For true champions, winning isn’t a single event, it’s a habit. Winners are never satisfied with one trophy; they crave to win again and again.
Manchester United, for example, dominated English football throughout the 1990s. One Premiership trophy wasn’t enough; they retained their hunger to repeat their success year after year. But even though United lorded it over English football for a decade, they could not translate their 1999 Champions’ League victory into sustained European domination. Roy Keane criticised his United teammates for ‘living off that whole we-won-the-treble thing’ and losing their desire to win. ‘I have seen United players getting complacent, thinking they’ve done it all and getting carried away by a bit of success’, he complained.
How, then, do we acquire that winning mentality that the Aussies possess in bucketloads? We’ve tried investing in youth academies and state-of-the art training facilities; we’ve tried importing new dietary and fitness regimes; and we’ve even tried importing foreign coaches. But listening to Samba music and practising step-overs doesn’t make us Brazilians. There are still deep-rooted cultural obstacles to overcome.

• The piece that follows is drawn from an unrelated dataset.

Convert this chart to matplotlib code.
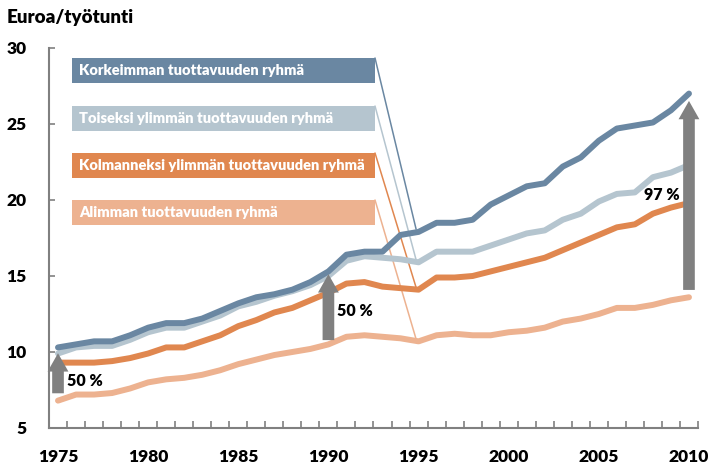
import matplotlib
matplotlib.use("Agg")
import matplotlib.pyplot as plt
from matplotlib.ticker import MultipleLocator

plt.rcParams['font.family'] = ['Lato', 'DejaVu Sans']

years = list(range(1975, 2011))

# Euroa / työtunti, luettu kuvasta
korkein = [10.3, 10.5, 10.7, 10.7, 11.1, 11.6, 11.9, 11.9, 12.2, 12.7,
           13.2, 13.6, 13.8, 14.1, 14.6, 15.3, 16.4, 16.6, 16.6, 17.7,
           17.9, 18.5, 18.5, 18.7, 19.7, 20.3, 20.9, 21.1, 22.2, 22.8,
           23.9, 24.7, 24.9, 25.1, 25.9, 27.0]
toinen = [9.9, 10.3, 10.4, 10.4, 10.8, 11.3, 11.6, 11.6, 12.0, 12.4,
          13.0, 13.3, 13.7, 14.0, 14.4, 15.0, 16.0, 16.3, 16.2, 16.1,
          15.9, 16.6, 16.6, 16.6, 17.0, 17.4, 17.8, 18.0, 18.7, 19.1,
          19.9, 20.4, 20.5, 21.5, 21.8, 22.3]
kolmas = [9.3, 9.3, 9.3, 9.4, 9.6, 9.9, 10.3, 10.3, 10.7, 11.1,
          11.7, 12.1, 12.6, 12.9, 13.4, 13.9, 14.5, 14.6, 14.3, 14.2,
          14.1, 14.9, 14.9, 15.0, 15.3, 15.6, 15.9, 16.2, 16.7, 17.2,
          17.7, 18.2, 18.4, 19.1, 19.5, 19.8]
alin = [6.8, 7.2, 7.2, 7.3, 7.6, 8.0, 8.2, 8.3, 8.5, 8.8,
        9.2, 9.5, 9.8, 10.0, 10.2, 10.5, 11.0, 11.1, 11.0, 10.9,
        10.7, 11.1, 11.2, 11.1, 11.1, 11.3, 11.4, 11.6, 12.0, 12.2,
        12.5, 12.9, 12.9, 13.1, 13.4, 13.6]

nimet = ["Korkeimman tuottavuuden ryhmä",
         "Toiseksi ylimmän tuottavuuden ryhmä",
         "Kolmanneksi ylimmän tuottavuuden ryhmä",
         "Alimman tuottavuuden ryhmä"]
varit = ["#6A87A2", "#B5C5CF", "#E0874F", "#EDB290"]

# nuolet: (vuosi, alku, loppu, teksti)
nuolet = [(1975, 7.1, 10.1, "50 %"),
          (1990, 10.6, 15.3, "50 %"),
          (2010, 13.9, 26.7, "97 %")]

fig = plt.figure(figsize=(7.11, 4.65), dpi=100)
ax = fig.add_axes([0.0689, 0.0796, 0.9128, 0.8172])

sarjat = [korkein, toinen, kolmas, alin]
# piirretään alin ensin, ylin päällimmäiseksi
for arvot, vari in reversed(list(zip(sarjat, varit))):
    ax.plot(years, arvot, color=vari, lw=4.3, solid_capstyle='round',
            solid_joinstyle='round', zorder=3)

for vuosi, y0, y1, teksti in nuolet:
    ax.annotate("", xy=(vuosi, y1), xytext=(vuosi, y0),
                arrowprops=dict(arrowstyle="simple,head_length=1.1,head_width=1.25,tail_width=0.7",
                                color="#808080", lw=0, mutation_scale=12),
                zorder=4)

ax.text(1975.5, 8.1, nuolet[0][3], fontsize=11.5, fontweight='heavy', va='center', ha='left', zorder=5)
ax.text(1990.5, 12.7, nuolet[1][3], fontsize=11.5, fontweight='heavy', va='center', ha='left', zorder=5)
ax.text(2009.5, 20.3, nuolet[2][3], fontsize=11.5, fontweight='heavy', va='center', ha='right', zorder=5)

# selitelaatikot viivoineen
laatikko_y = [58, 106, 153, 200]
for nimi, vari, arvot, ytop in zip(nimet, varit, sarjat, laatikko_y):
    x0, x1 = 72 / 711, 375 / 711
    h = 25 / 465
    yt = 1 - ytop / 465
    fig.patches.append(plt.Rectangle((x0, yt - h), x1 - x0, h, transform=fig.transFigure,
                                     facecolor=vari, edgecolor='none', zorder=5))
    fig.text(x0 + 7 / 711, yt - h / 2, nimi, color='white', fontsize=10.5, fontweight='heavy',
             va='center', ha='left', zorder=6)
    ax.annotate("", xy=(1994.9, arvot[20]), xycoords='data',
                xytext=(x1, yt), textcoords='figure fraction',
                arrowprops=dict(arrowstyle='-', color=vari, lw=1.1, shrinkA=0, shrinkB=2),
                zorder=2)

ax.set_xlim(1974.5, 2010.5)
ax.set_ylim(5, 30)
ax.set_xticks([1975, 1980, 1985, 1990, 1995, 2000, 2005, 2010])
ax.xaxis.set_minor_locator(MultipleLocator(1, offset=0.5))
ax.tick_params(axis='x', which='major', length=0, pad=15, labelsize=12.5)
ax.tick_params(axis='x', which='minor', direction='in', length=5, width=1.2, color='#808080')
ax.yaxis.set_major_locator(MultipleLocator(5))
ax.tick_params(axis='y', direction='in', length=4, width=1.2, color='#808080', pad=16, labelsize=12.5)
for lab in ax.get_xticklabels() + ax.get_yticklabels():
    lab.set_fontweight('heavy')

for s in ['top', 'right']:
    ax.spines[s].set_visible(False)
for s in ['left', 'bottom']:
    ax.spines[s].set_color('#808080')
    ax.spines[s].set_linewidth(1.5)

fig.text(7 / 711, 1 - 17 / 465, "Euroa/työtunti", fontsize=13.5, fontweight='heavy',
         va='center', ha='left')

fig.savefig("out.png", dpi=100)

The problem is that values, such as arrogance, ruthlessness, aggression, competitiveness, and naked ambition, which are the necessary prerequisites of sporting excellence, are nowadays regarded with suspicion. Look, for example, at how we demonise the pushy parents for putting too much pressure on their children to succeed, or brand as bullies those obsessive winners, like Roy Keane or Alex Ferguson, who refuse to tolerate failure, or the way we despise Chelsea for putting results before entertaining football.
I’m not suggesting we incarcerate footballers who miss penalties or inflict physical punishment on our cricketers if they come home without the Ashes. But we want to progress from one-hit-wonders to world champions then we really need a radical shift in our cultural attitudes towards winning and losing.